Le paradoxe vert de l'IA

Seagate

L'article explore le paradoxe écologique de l'intelligence artificielle, qui promet d'aider à la transition verte tout en consommant énormément d'énergie.

À l’heure où l’intelligence artificielle bouleverse nos économies, un paradoxe se creuse : la croissance exponentielle des besoins en stockage de données s’oppose aux impératifs environnementaux des organisations. Les centres de données, essentiels à la transformation numérique, voient leur consommation énergétique et leur empreinte carbone exploser. Alors même que la majorité des décideurs se disent préoccupés par leur impact écologique, peu en font une priorité dans leurs choix d’investissement.

L'empreinte invisible

L’essor de l’IA s'accompagne d'une augmentation vertigineuse des besoins en puissance de calcul et en stockage, entraînant une hausse sans précédent de la consommation d’électricité et d’eau des datacenters. Selon les projections de l’IEA, la demande d'électricité des centres de données devrait plus que doubler d'ici 2030 pour atteindre environ 945 térawatt-heures (TWh) au niveau mondial, l'équivalent de la consommation actuelle du Japon. Le refroidissement des infrastructures, indispensable à leur fonctionnement, consomme des quantités d’eau considérables : Google a utilisé 28 milliards de litres d’eau en 2023, dont la majorité pour ses datacenters. À cela s’ajoutent les impacts liés à l’extraction de matières premières pour fabriquer les équipements, générant déchets électroniques et pollution chimique. D’ici 2030, les datacenters pourraient représenter jusqu’à 8 % des émissions mondiales de carbone, contre 0,3 % en 2022 selon l’IEE

Le dilemme des décideurs

Malgré une conscience environnementale croissante et quasi-unanime des acteurs de l’industrie, 95% des répondants se souciant de l’impact environnemental selon un récent rapport sur la décarbonation des données, le coût total de possession (TCO) reste le critère dominant dans les décisions d’achat. En effet, seulement 3,3 % des professionnels des centres de données interrogés ont déclaré que leurs entreprises accordaient la priorité à un faible impact environnemental dans les décisions d'achat de centres de données.
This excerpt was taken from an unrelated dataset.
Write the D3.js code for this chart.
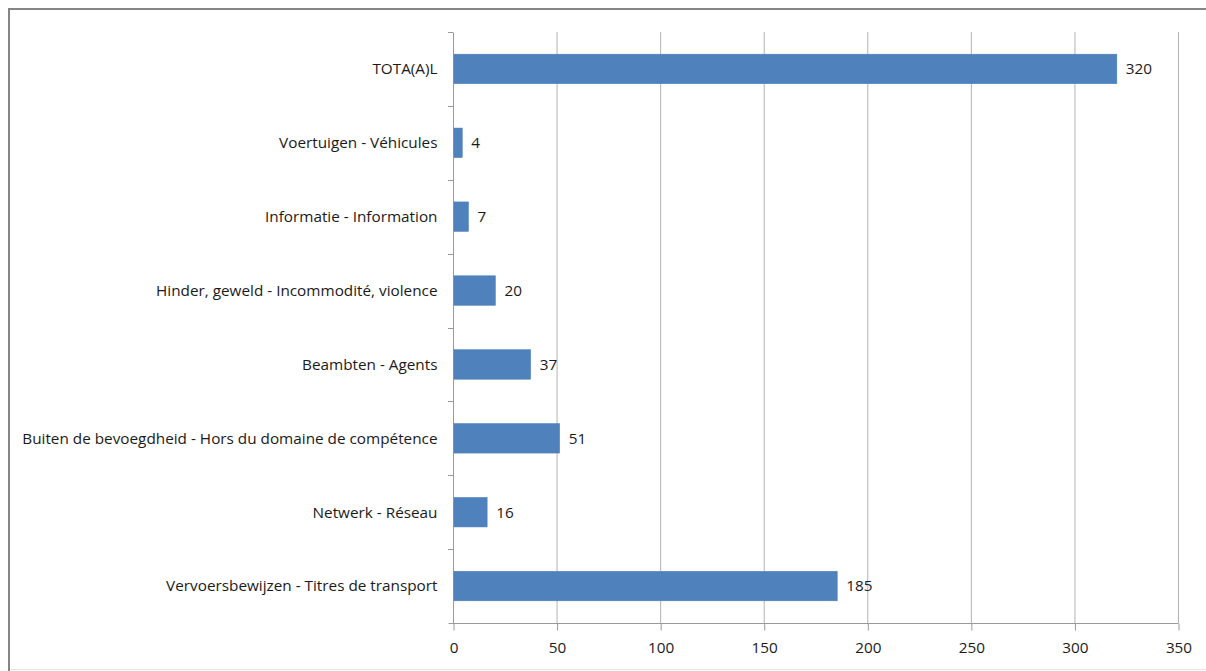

Pourtant, des synergies existent : réduire la consommation énergétique ou prolonger la durée de vie des équipements permet de diminuer à la fois les coûts et l’empreinte carbone. Les contraintes d’espace et la croissance des volumes de données imposent des choix : augmenter la densité de stockage, étendre les infrastructures ou migrer vers le cloud, chaque option ayant ses propres compromis économiques et écologiques. L'évolutivité verticale peut nécessiter des technologies plus coûteuses à l'achat mais plus efficaces énergétiquement sur le long terme. L'extension horizontale implique des investissements massifs en infrastructure et augmente généralement l'empreinte carbone. Quant à la migration vers le cloud, elle offre une flexibilité accrue, mais transfère le problème environnemental.

Vers une responsabilité collective

La réponse à ce défi ne peut être individuelle : elle exige une mobilisation de l’ensemble de l’écosystème, des fabricants aux opérateurs, en passant par les fournisseurs d’énergie et les décideurs publics. De nombreuses entreprises investissent déjà dans les énergies renouvelables, des solutions de stockage avancées et des systèmes de gestion optimisés par l’IA pour améliorer leur efficacité et réduire leur empreinte. L’innovation technologique, l’allongement du cycle de vie des équipements et la coordination sectorielle sont les leviers clés pour concilier performance économique et durabilité.

L’essor de l’IA place les centres de données face à un défi majeur : concilier performance économique et durabilité environnementale. Plutôt que de les opposer, il faut adopter une approche globale qui intègre l’ensemble du cycle de vie des équipements et de la chaîne de valeur. Il s’agit de bâtir des indicateurs de performance intégrant les impacts environnementaux, afin de redéfinir la notion de rentabilité des infrastructures numériques. Le véritable enjeu est culturel : reconnaître que la performance environnementale est indissociable de l’efficacité économique. Dans un contexte de ressources limitées, la sobriété numérique s’impose comme une nécessité stratégique et éthique. La transformation écologique des centres de données représente une opportunité unique d’innover collectivement pour un numérique durable.